While reading Máirín Duffy’s awesome paper about contributing to Free Software as a designer I couldn’t help but get that image brought to my memory again, and again. Specially when I read this part:
This means the language and even the approach FLOSS projects take to solving problems tend to be focused on implementation and technology rather than starting with a real-life user problem to solve and determining appropriate implementation afterwards.
That does sound like us, and it does sound like many of the solutions we come up with. While I was reading her paper, there was a reference I got very interested in checking. It’s a PDF with no links in it, so I only had the number of the reference. What I would have to do is I would have to scroll to the end of the paper, and find the reference, then somehow come back to the place I was looking at.
My most immediate thought was ‘you know, maybe evince should have tabs’. Why? Because I could open a new tab, go to the place the reference was at, and to ‘go back’ I just needed to close the new tab. Other options require much more effort - remembering the page I was at, or maybe the scroll offset more or less, and scan for the part of the text I was at. But those are not the only options! I could have the application set a marker on where I am, and have an easy command to go back to that marker, for instance, or evince could provide a way of ‘looking ahead’ without throwing away the current state at all. I’m pretty sure if I look around enough I will find tools that solve this problem in a fairly good way.

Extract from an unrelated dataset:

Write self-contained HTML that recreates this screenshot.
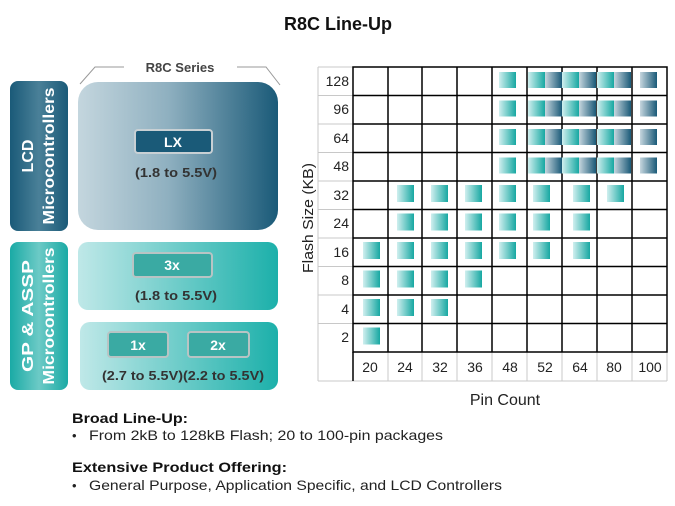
<!DOCTYPE html>
<html><head><meta charset="utf-8"><style>
html,body{margin:0;padding:0;background:#fff;}
svg{display:block;font-family:"Liberation Sans",sans-serif;}
</style></head><body>
<svg width="675" height="506" viewBox="0 0 675 506" xmlns="http://www.w3.org/2000/svg">
<defs>
<linearGradient id="lcd" x1="0" x2="1" y1="0" y2="0"><stop offset="0" stop-color="#c4d6de"/><stop offset="0.45" stop-color="#8fb0c0"/><stop offset="1" stop-color="#1a5a78"/></linearGradient>
<linearGradient id="lcdtab" x1="0" x2="1"><stop offset="0" stop-color="#1a5a78"/><stop offset="0.5" stop-color="#4a8098"/><stop offset="1" stop-color="#1a5a78"/></linearGradient>
<linearGradient id="gp" x1="0" x2="1"><stop offset="0" stop-color="#bfe8e8"/><stop offset="1" stop-color="#1cb0aa"/></linearGradient>
<linearGradient id="gptab" x1="0" x2="1"><stop offset="0" stop-color="#1aaaa5"/><stop offset="0.5" stop-color="#6ccac6"/><stop offset="1" stop-color="#1aaaa5"/></linearGradient>
<linearGradient id="t" x1="0" x2="1"><stop offset="0" stop-color="#d0efef"/><stop offset="1" stop-color="#17a8a2"/></linearGradient>
<linearGradient id="d" x1="0" x2="1"><stop offset="0" stop-color="#c6d6de"/><stop offset="1" stop-color="#1a5a78"/></linearGradient>
</defs>
<text x="338" y="30" font-size="18" font-weight="bold" text-anchor="middle" fill="#111">R8C Line-Up</text>

<!-- left panel -->
<polyline points="80,84 95,67 124,67" fill="none" stroke="#999" stroke-width="1"/>
<polyline points="237,67 266,67 280,85" fill="none" stroke="#999" stroke-width="1"/>
<text x="180" y="72" font-size="13" font-weight="bold" text-anchor="middle" fill="#444">R8C Series</text>

<rect x="10" y="81" width="58" height="150" rx="8" fill="url(#lcdtab)"/>
<text transform="translate(39,156) rotate(-90)" font-size="16" font-weight="bold" fill="#fff" text-anchor="middle"><tspan x="0" y="-6">LCD</tspan><tspan x="0" y="15" textLength="137" lengthAdjust="spacingAndGlyphs">Microcontrollers</tspan></text>
<rect x="78" y="82" width="200" height="148" rx="20" fill="url(#lcd)"/>
<rect x="135" y="130" width="77" height="23" rx="3" fill="#1a5a78" stroke="#c8d0d4" stroke-width="2"/>
<text x="173" y="147" font-size="14" font-weight="bold" fill="#fff" text-anchor="middle">LX</text>
<text x="176" y="177" font-size="13" font-weight="bold" fill="#333" text-anchor="middle" textLength="82" lengthAdjust="spacingAndGlyphs">(1.8 to 5.5V)</text>

<rect x="10" y="242" width="58" height="148" rx="8" fill="url(#gptab)"/>
<text transform="translate(39,316) rotate(-90)" font-size="16" font-weight="bold" fill="#fff" text-anchor="middle"><tspan x="0" y="-6" textLength="112" lengthAdjust="spacingAndGlyphs">GP &amp; ASSP</tspan><tspan x="0" y="15" textLength="137" lengthAdjust="spacingAndGlyphs">Microcontrollers</tspan></text>
<rect x="78" y="242" width="200" height="68" rx="10" fill="url(#gp)"/>
<rect x="133" y="253" width="79" height="24" rx="3" fill="#3aaaa3" stroke="#b8c4c4" stroke-width="2"/>
<text x="172" y="270" font-size="14" font-weight="bold" fill="#fff" text-anchor="middle">3x</text>
<text x="176" y="300" font-size="13" font-weight="bold" fill="#333" text-anchor="middle" textLength="82" lengthAdjust="spacingAndGlyphs">(1.8 to 5.5V)</text>
<rect x="80" y="322" width="198" height="68" rx="10" fill="url(#gp)"/>
<rect x="108" y="332" width="60" height="25" rx="3" fill="#3aaaa3" stroke="#b8c4c4" stroke-width="2"/>
<text x="138" y="350" font-size="14" font-weight="bold" fill="#fff" text-anchor="middle">1x</text>
<rect x="188" y="332" width="61" height="25" rx="3" fill="#3aaaa3" stroke="#b8c4c4" stroke-width="2"/>
<text x="218" y="350" font-size="14" font-weight="bold" fill="#fff" text-anchor="middle">2x</text>
<text x="183" y="380" font-size="13" font-weight="bold" fill="#333" text-anchor="middle" textLength="162" lengthAdjust="spacingAndGlyphs">(2.7 to 5.5V)(2.2 to 5.5V)</text>

<!-- grid -->
<g stroke="#c8c8c8" stroke-width="1" fill="none">
<line x1="318" y1="67" x2="318" y2="381"/>
<line x1="318" y1="381" x2="667" y2="381"/>
<line x1="318" y1="67" x2="353" y2="67"/>
<line x1="318" y1="95.5" x2="353" y2="95.5"/><line x1="318" y1="124" x2="353" y2="124"/><line x1="318" y1="152.5" x2="353" y2="152.5"/><line x1="318" y1="181" x2="353" y2="181"/><line x1="318" y1="209.5" x2="353" y2="209.5"/><line x1="318" y1="238" x2="353" y2="238"/><line x1="318" y1="266.5" x2="353" y2="266.5"/><line x1="318" y1="295" x2="353" y2="295"/><line x1="318" y1="323.5" x2="353" y2="323.5"/>
<line x1="388" y1="352" x2="388" y2="381"/><line x1="422" y1="352" x2="422" y2="381"/><line x1="457" y1="352" x2="457" y2="381"/><line x1="492" y1="352" x2="492" y2="381"/><line x1="527" y1="352" x2="527" y2="381"/><line x1="562" y1="352" x2="562" y2="381"/><line x1="597" y1="352" x2="597" y2="381"/><line x1="632" y1="352" x2="632" y2="381"/><line x1="667" y1="352" x2="667" y2="381"/>
</g>
<g stroke="#000" stroke-width="1.5" fill="none">
<rect x="353" y="67" width="314" height="285"/>
<line x1="353" y1="95.5" x2="667" y2="95.5"/><line x1="353" y1="124" x2="667" y2="124"/><line x1="353" y1="152.5" x2="667" y2="152.5"/><line x1="353" y1="181" x2="667" y2="181"/><line x1="353" y1="209.5" x2="667" y2="209.5"/><line x1="353" y1="238" x2="667" y2="238"/><line x1="353" y1="266.5" x2="667" y2="266.5"/><line x1="353" y1="295" x2="667" y2="295"/><line x1="353" y1="323.5" x2="667" y2="323.5"/>
<line x1="388" y1="67" x2="388" y2="352"/><line x1="422" y1="67" x2="422" y2="352"/><line x1="457" y1="67" x2="457" y2="352"/><line x1="492" y1="67" x2="492" y2="352"/><line x1="527" y1="67" x2="527" y2="352"/><line x1="562" y1="67" x2="562" y2="352"/><line x1="597" y1="67" x2="597" y2="352"/><line x1="632" y1="67" x2="632" y2="352"/>
<line x1="353" y1="352" x2="353" y2="381"/>
</g>
<g font-size="14" fill="#222" text-anchor="end">
<text x="349" y="86">128</text><text x="349" y="114">96</text><text x="349" y="143">64</text><text x="349" y="171">48</text><text x="349" y="200">32</text><text x="349" y="228">24</text><text x="349" y="257">16</text><text x="349" y="285">8</text><text x="349" y="314">4</text><text x="349" y="342">2</text>
</g>
<g font-size="14" fill="#222" text-anchor="middle">
<text x="370" y="372">20</text><text x="405" y="372">24</text><text x="440" y="372">32</text><text x="475" y="372">36</text><text x="510" y="372">48</text><text x="545" y="372">52</text><text x="580" y="372">64</text><text x="614" y="372">80</text><text x="650" y="372">100</text>
</g>
<text x="505" y="405" font-size="16" fill="#222" text-anchor="middle">Pin Count</text>
<text transform="translate(313,218) rotate(-90)" font-size="15" fill="#222" text-anchor="middle" textLength="110" lengthAdjust="spacingAndGlyphs">Flash Size (KB)</text>

<!-- upper squares -->
<g>
<rect x="499" y="72" width="17" height="16" fill="url(#t)"/><rect x="528" y="72" width="17" height="16" fill="url(#t)"/><rect x="545" y="72" width="17" height="16" fill="url(#d)"/><rect x="562" y="72" width="17" height="16" fill="url(#t)"/><rect x="579" y="72" width="17" height="16" fill="url(#d)"/><rect x="597" y="72" width="17" height="16" fill="url(#t)"/><rect x="614" y="72" width="17" height="16" fill="url(#d)"/><rect x="640" y="72" width="17" height="16" fill="url(#d)"/>
<rect x="499" y="100.5" width="17" height="16" fill="url(#t)"/><rect x="528" y="100.5" width="17" height="16" fill="url(#t)"/><rect x="545" y="100.5" width="17" height="16" fill="url(#d)"/><rect x="562" y="100.5" width="17" height="16" fill="url(#t)"/><rect x="579" y="100.5" width="17" height="16" fill="url(#d)"/><rect x="597" y="100.5" width="17" height="16" fill="url(#t)"/><rect x="614" y="100.5" width="17" height="16" fill="url(#d)"/><rect x="640" y="100.5" width="17" height="16" fill="url(#d)"/>
<rect x="499" y="129" width="17" height="16" fill="url(#t)"/><rect x="528" y="129" width="17" height="16" fill="url(#t)"/><rect x="545" y="129" width="17" height="16" fill="url(#d)"/><rect x="562" y="129" width="17" height="16" fill="url(#t)"/><rect x="579" y="129" width="17" height="16" fill="url(#d)"/><rect x="597" y="129" width="17" height="16" fill="url(#t)"/><rect x="614" y="129" width="17" height="16" fill="url(#d)"/><rect x="640" y="129" width="17" height="16" fill="url(#d)"/>
<rect x="499" y="157.5" width="17" height="16" fill="url(#t)"/><rect x="528" y="157.5" width="17" height="16" fill="url(#t)"/><rect x="545" y="157.5" width="17" height="16" fill="url(#d)"/><rect x="562" y="157.5" width="17" height="16" fill="url(#t)"/><rect x="579" y="157.5" width="17" height="16" fill="url(#d)"/><rect x="597" y="157.5" width="17" height="16" fill="url(#t)"/><rect x="614" y="157.5" width="17" height="16" fill="url(#d)"/><rect x="640" y="157.5" width="17" height="16" fill="url(#d)"/>
</g>
<!-- lower squares -->
<g fill="url(#t)">
<rect x="397" y="185" width="17" height="17"/><rect x="431" y="185" width="17" height="17"/><rect x="465" y="185" width="17" height="17"/><rect x="499" y="185" width="17" height="17"/><rect x="533" y="185" width="17" height="17"/><rect x="573" y="185" width="17" height="17"/><rect x="607" y="185" width="17" height="17"/>
<rect x="397" y="213.5" width="17" height="17"/><rect x="431" y="213.5" width="17" height="17"/><rect x="465" y="213.5" width="17" height="17"/><rect x="499" y="213.5" width="17" height="17"/><rect x="533" y="213.5" width="17" height="17"/><rect x="573" y="213.5" width="17" height="17"/>
<rect x="363" y="242" width="17" height="17"/><rect x="397" y="242" width="17" height="17"/><rect x="431" y="242" width="17" height="17"/><rect x="465" y="242" width="17" height="17"/><rect x="499" y="242" width="17" height="17"/><rect x="533" y="242" width="17" height="17"/><rect x="573" y="242" width="17" height="17"/>
<rect x="363" y="270.5" width="17" height="17"/><rect x="397" y="270.5" width="17" height="17"/><rect x="431" y="270.5" width="17" height="17"/><rect x="465" y="270.5" width="17" height="17"/>
<rect x="363" y="299" width="17" height="17"/><rect x="397" y="299" width="17" height="17"/><rect x="431" y="299" width="17" height="17"/>
<rect x="363" y="327.5" width="17" height="17"/>
</g>

<!-- bottom text -->
<text x="72" y="423" font-size="14" font-weight="bold" fill="#111" textLength="116" lengthAdjust="spacingAndGlyphs">Broad Line-Up:</text>
<text x="72" y="440" font-size="13" fill="#222">•</text>
<text x="89" y="440" font-size="14" fill="#222" textLength="354" lengthAdjust="spacingAndGlyphs">From 2kB to 128kB Flash; 20 to 100-pin packages</text>
<text x="72" y="472" font-size="14" font-weight="bold" fill="#111" textLength="215" lengthAdjust="spacingAndGlyphs">Extensive Product Offering:</text>
<text x="72" y="490" font-size="13" fill="#222">•</text>
<text x="89" y="490" font-size="14" fill="#222" textLength="413" lengthAdjust="spacingAndGlyphs">General Purpose, Application Specific, and LCD Controllers</text>
</svg>
</body></html>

Now, I think that is exactly how we ended up with tabs in so many places they do not make sense in, and with so many ad-hoc solutions that solve our problems in half-assed ways. Even in browsers, we tend to use tabs as ad-hoc solutions to real problems we have no real solution to handle yet, such as “I want to check this other thing out real quick, but I do not want to lose any state of this page”, or “I want to check this out, but not right now, so let me open it, and then I’ll come back to it”, or maybe even “I want to look at this now, but since it is going to take a while to load, I might as well let it load in the background, and when I finish reading this I can go look at it”. These are the real problems we have, and I think we need better designs that solve them for real, instead of just patching them with the ad-hoc solution that tabs are.

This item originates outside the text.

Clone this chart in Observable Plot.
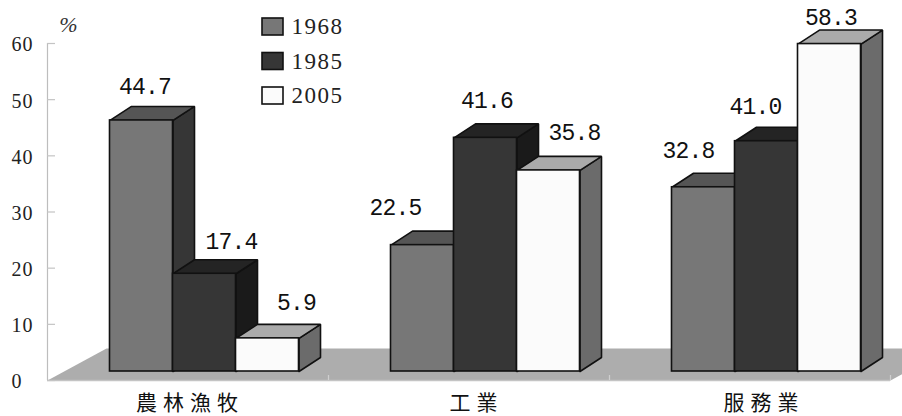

The other extreme of the spectrum is, of course, not doing something, or even anything for lack of the perfect solution. Using ‘this is not a real solution’ as an excuse to not implement something that could serve as a temporary solution to a problem may cause more frustration than having to deal with the ad-hoc solution that is tested, and being applied to other applications for some time. After all, in many cases the ad-hoc solution can be later replaced with a proper one.

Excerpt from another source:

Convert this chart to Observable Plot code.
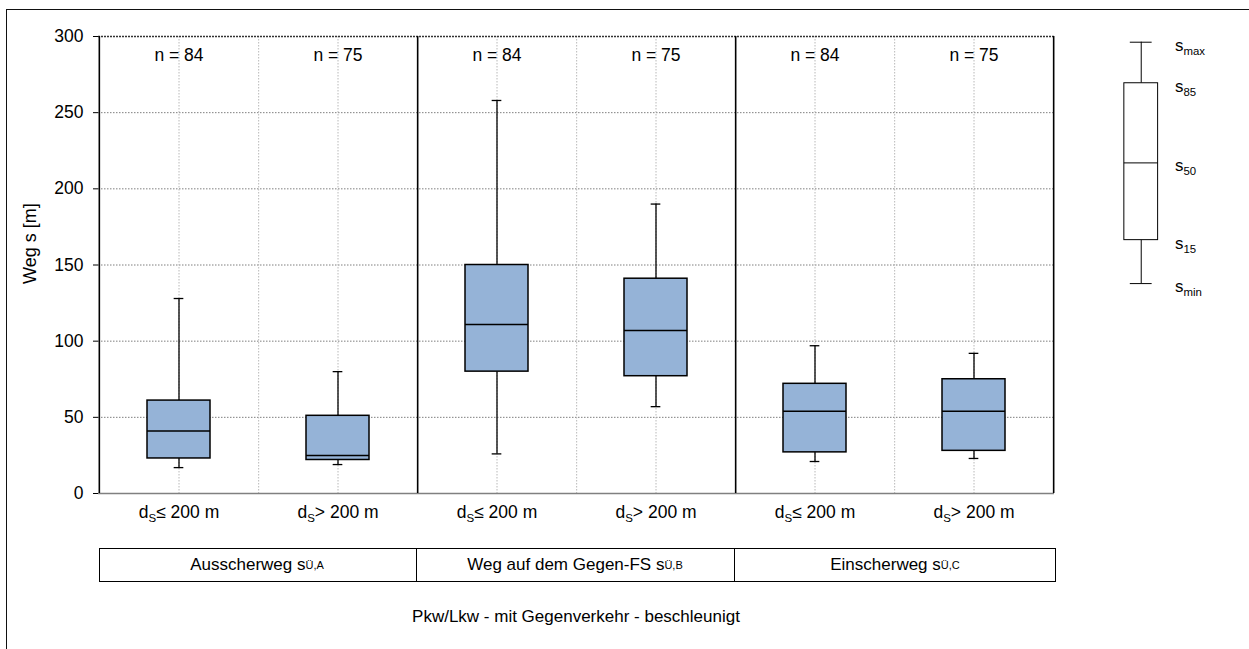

I guess this is another instance of the very difficult problem of balancing different realities: proper design is not always available to start something up, specially if the application is backed by individuals and not by a company or a bigger project that could bring in designers to work on it from the start. In this case having something up and running is usually a very important first step in a free software project - usually required to get enough interest to make it worth designing for.